Zumbidos en la cabeza, de Drago Jančar (Sexto Piso) Traducción de Simona Škrabec | por Juan Jiménez García
Drago Jančar nació en Yugoslavia cuando Yugoslavia era algo, y ese algo no era ni tan siquiera esa geografía del horror que se ha instalado en nuestras cabezas. Cuando todo se hizo pedazos, Jančar se quedó en ese fragmento llamado Eslovenia. En los años setenta le persiguieron, en los ochenta fue conocido por algunos y otros supieron de él, en los noventa entró en guerra y por entonces discutía con Peter Handke, que se había empeñado en defender a Serbia. Entonces, a finales de aquella década, escribió Zumbidos en la cabeza. Quizás porque él, como su protagonista, no paraba de oír ruidos en su cabeza cuando ciertas cosas chocaban entre sí. Y como él, tenía que hacer algo para acabar con ellos. Su protagonista, Keber, incendió una prisión. Él escribió un libro. Algunas veces todo es lo mismo.
Keber antes de estar en prisión ha estado por todos lados. Marinero, recuerda Odessa por una madre y una hija que le quisieron bien. Y también cuando llegó a puerto y conoció a esa camarera que luego llenó su casa de Jesusitos, Leonca. Eso es lo que recuerda él. Los demás recuerdan su tiempo en el ejército. Vietnam, dormir entre cadáveres. Más acciones heroicas, de un heroísmo de otro tiempo. Él por su parte se entrega en recordar historias del siglo I. Los judíos de Masala y su enfrentamiento con los romanos, y todo lo que ello conllevó, de intrigas y estrategias. Y como el ser humano no progresa mucho, sino que más bien solo cambia de escenarios y vestuarios, se encontrará con que todo, en cierta medida, se vuelve a repetir, y que él estará llamado a estar allí.
Un partido de baloncesto entre Eslovenia y Estados Unidos visto por un centenar de presos y con Keber en primera línea, se convierte en el principio de la revolución. Un vigilante enano y obsceno será el desencadenante de todo. El motivo. El primer paso. La televisión volará por los aires y, tras la televisión, todo el presidio. Ellos solo pedían ver el partido tranquilos, pero la tranquilidad es algo frágil, otra ilusión. Todo arde, todo se derrumba, y con ello empezará la historia de la gran revuelta de la cárcel de Livada. Como dice: Todos cultivamos nuestra propia ira, todos acumulamos razones para hacer nuestra propia guerra. Drago Jančar, recordemos que nació en un país llamado Yugoslavia, sabía de qué escribía.
La cárcel quedará parcialmente destruida y asediada. En todo caso, en manos de los presos.
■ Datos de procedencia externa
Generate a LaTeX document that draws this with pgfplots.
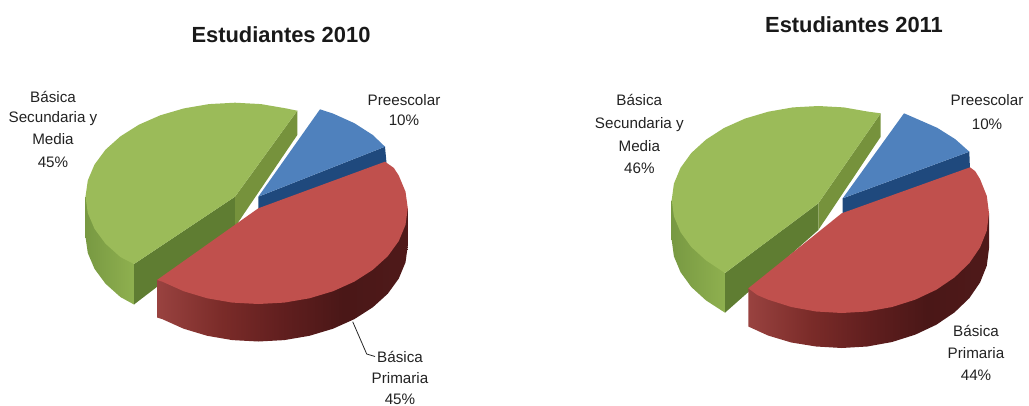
\documentclass[border=0pt]{standalone}
\usepackage{fontspec}
\setmainfont{Liberation Sans}
\usepackage{pgfplots}
\pgfplotsset{compat=1.18}
\definecolor{gtop}{HTML}{9BBB59}
\definecolor{gfront}{HTML}{5F7D32}
\definecolor{gright}{HTML}{76923C}
\definecolor{rtop}{HTML}{C0504D}
\definecolor{btop}{HTML}{4F81BD}
\definecolor{bside}{HTML}{1F497D}
\definecolor{txt}{HTML}{222222}
\pgfdeclarehorizontalshading{redside}{100bp}{rgb(0bp)=(.60,.26,.25);rgb(25bp)=(.60,.26,.25);rgb(38bp)=(.48,.17,.16);rgb(50bp)=(.38,.12,.12);rgb(62bp)=(.29,.09,.09);rgb(75bp)=(.31,.10,.10);rgb(100bp)=(.31,.10,.10)}
\pgfdeclarehorizontalshading{greenside}{100bp}{rgb(0bp)=(.47,.60,.26);rgb(25bp)=(.47,.60,.26);rgb(75bp)=(.56,.69,.31);rgb(100bp)=(.56,.69,.31)}
\newcommand{\lbl}[3]{\node[anchor=base,inner sep=0pt,text=txt,font=\fontsize{15.2bp}{18bp}\selectfont] at (axis cs:#1,#2) {#3};}
\newcommand{\ttl}[3]{\node[anchor=base,inner sep=0pt,text=black!90,font=\fontsize{21.9bp}{26bp}\selectfont\bfseries] at (axis cs:#1,#2) {#3};}
\begin{document}
\begin{tikzpicture}
\useasboundingbox (0,0) rectangle (1029bp,406bp);
\clip (0,0) rectangle (1029bp,406bp);
\begin{axis}[at={(0,0)},anchor=south west,scale only axis,width=1029bp,height=406bp,
  xmin=0,xmax=1029,ymin=0,ymax=406,y dir=reverse,hide axis,clip=false]
% ---- 2010 ----
\addplot[shade,shading=greenside,draw=none] coordinates {(85.5,196.7)(134,264)(134,304.5)(120.5,297.1)(105.5,283.7)(94.5,268.8)(87.8,253)(85.5,236.7)};
\addplot[fill=gfront,draw=none] coordinates {(134,264)(235,196.7)(235,227)(134,304.5)};
\addplot[fill=gright,draw=none] coordinates {(235,196.7)(297.3,110.7)(297.3,135)(235,227)};
\addplot[fill=gtop,draw=none] coordinates {(297.3,110.7)(286.1,108.4)(261,104.1)(235,102.7)(209,104.1)(183.9,108.4)(160.3,115.3)(138.9,124.7)(120.5,136.3)(105.5,149.7)(94.5,164.6)(87.8,180.4)(85.5,196.7)(87.8,213)(94.5,228.8)(105.5,243.7)(120.5,257.1)(134,264)(235,196.7)};
\addplot[fill=bside,draw=none] coordinates {(258.3,196.7)(385,146.7)(386.7,165)(258.3,212)};
\addplot[fill=btop,draw=none] coordinates {(258.3,196.7)(320,109.3)(333.1,113.6)(354.4,123.2)(372.8,135)(385,146.7)};
\addplot[shade,shading=redside,draw=none] coordinates {(157,280)(407.8,208.3)(407.8,245.8)(405.5,262.4)(398.8,278.5)(387.8,293.7)(372.8,307.3)(354.4,319.1)(333.1,328.7)(309.4,335.8)(284.3,340.1)(258.3,341.5)(232.3,340.1)(207.2,335.8)(183.6,328.7)(162.2,319.1)(157,317.5)};
\addplot[fill=rtop,draw=none] coordinates {(258.3,208.3)(385,161.7)(393.8,167.9)(398.8,175.6)(405.5,191.7)(407.8,208.3)(405.5,224.9)(398.8,241)(387.8,256.2)(372.8,269.8)(354.4,281.6)(333.1,291.2)(309.4,298.3)(284.3,302.6)(258.3,304)(232.3,302.6)(207.2,298.3)(183.6,291.2)(162.2,281.6)(157,280)};
\addplot[draw=black!85,line width=0.8pt] coordinates {(352.7,321.7)(366.7,354)(375,356.5)};
% ---- 2011 ----
\addplot[shade,shading=greenside,draw=none] coordinates {(671.7,200)(725,273)(725,312.7)(706,300.4)(691.3,287)(680.5,272.1)(673.9,256.3)(671.7,240)};
\addplot[fill=gfront,draw=none] coordinates {(725,273)(818.3,203.3)(818.3,230)(725,312.7)};
\addplot[fill=gright,draw=none] coordinates {(818.3,203.3)(880.7,113.3)(880.7,136.7)(818.3,230)};
\addplot[fill=gtop,draw=none] coordinates {(880.7,113.3)(868.4,111.7)(843.8,107.4)(818.3,106)(792.8,107.4)(768.2,111.7)(745,118.6)(724,128)(706,139.6)(691.3,153)(680.5,167.9)(673.9,183.7)(671.7,200)(673.9,216.3)(680.5,232.1)(691.3,247)(706,260.4)(725,273)(818.3,203.3)};
\addplot[fill=bside,draw=none] coordinates {(842.7,198.3)(969.3,151.7)(970,170)(842.7,216)};
\addplot[fill=btop,draw=none] coordinates {(842.7,198.3)(904,113.3)(916.2,118.6)(937.2,127.8)(955.3,139.2)(969.3,151.7)};
\addplot[shade,shading=redside,draw=none] coordinates {(748.3,288.3)(989,213.3)(989,248.3)(986.8,265.6)(980.1,282.4)(969.3,298.2)(954.5,312.4)(936.4,324.7)(915.4,334.6)(892.1,342)(867.3,346.5)(841.7,348)(816.1,346.5)(791.3,342.5)(768,335.5)(748.3,326.5)};
\addplot[fill=rtop,draw=none] coordinates {(841.7,213.3)(970,167.3)(975.2,171.2)(980.1,179.2)(986.8,196)(989,213.3)(986.8,230.6)(980.1,247.4)(969.3,263.2)(954.5,277.4)(936.4,289.7)(915.4,299.6)(892.1,307)(867.3,311.5)(841.7,313)(816.1,311.5)(791.3,307)(768,299.6)(757.2,295)(748.3,288.3)};
% ---- text ----
\ttl{281}{43}{Estudiantes 2010}
\ttl{854}{33}{Estudiantes 2011}
\lbl{53}{102.5}{Básica}
\lbl{53}{122.5}{Secundaria y}
\lbl{53}{144.5}{Media}
\lbl{53}{167.5}{45\%}
\lbl{404}{105.5}{Preescolar}
\lbl{404}{126}{10\%}
\lbl{400}{362.5}{Básica}
\lbl{400}{383.5}{Primaria}
\lbl{400}{404}{45\%}
\lbl{639.3}{105.5}{Básica}
\lbl{639.3}{128.5}{Secundaria y}
\lbl{639.3}{151}{Media}
\lbl{639.3}{173.5}{46\%}
\lbl{987}{106}{Preescolar}
\lbl{987}{129.5}{10\%}
\lbl{976}{336}{Básica}
\lbl{976}{358}{Primaria}
\lbl{976}{380.5}{44\%}
\end{axis}
\end{tikzpicture}
\end{document}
Tras el ímpetu de los primeros momentos, llega el momento de saber qué hacer con ese libertad recuperada que no lleva a ningún lado. Se les ocurre que hay que organizarse. Primero para defenderse y luego para pedir algo. Llega el momento del bibliotecario Mrak, escondido en su celda. Se organizará un comité y él pondrá orden. Tienen sus demandas, pero a Keber le interesa solo una, la primera: que se vuelva a jugar el partido y que se retransmita y que les dejen verlo. La utopía viste curiosos disfraces.
Pero si algo sabemos desde El señor de las moscas, de William Golding, es que si queremos que algo fracase solo hay que dejarlo en nuestras manos, niños o no. Y en la prisión de Livada no será diferente. La anarquía irá dejando paso al orden, porque todo tiene que tener un orden, el orden a la represión, la represión a nuevas prisiones dentro de una ya vieja y destruida prisión, la represión a la depravación, la depravación al caos, el caos a la muerte. Keber pasará de protagonista a testigo y pensará en sus cosas: su partido de baloncesto, la camarera Leonca y aquella sombra que vio huir, y los judíos de Masala.
Para Drago Jančar, que nació en un lugar que se llamaba Yugoslavia y era un puzle con piezas cada una de una imagen diferente pero que el comunismo pintó de blanco, para que parecieran una sola cosa, el mundo está llamado a acabar mal porque el ser humano nunca abandonó un estado primario, un gusto por el salvajismo. Frente a eso quizás solo quede pensar en otras cosas y pedir lo imposible. E insistir en ese imposible. Y soñar con otros tiempos en los que creíamos que éramos más felices, aunque solo sea un espejismo más en una vida de desiertos.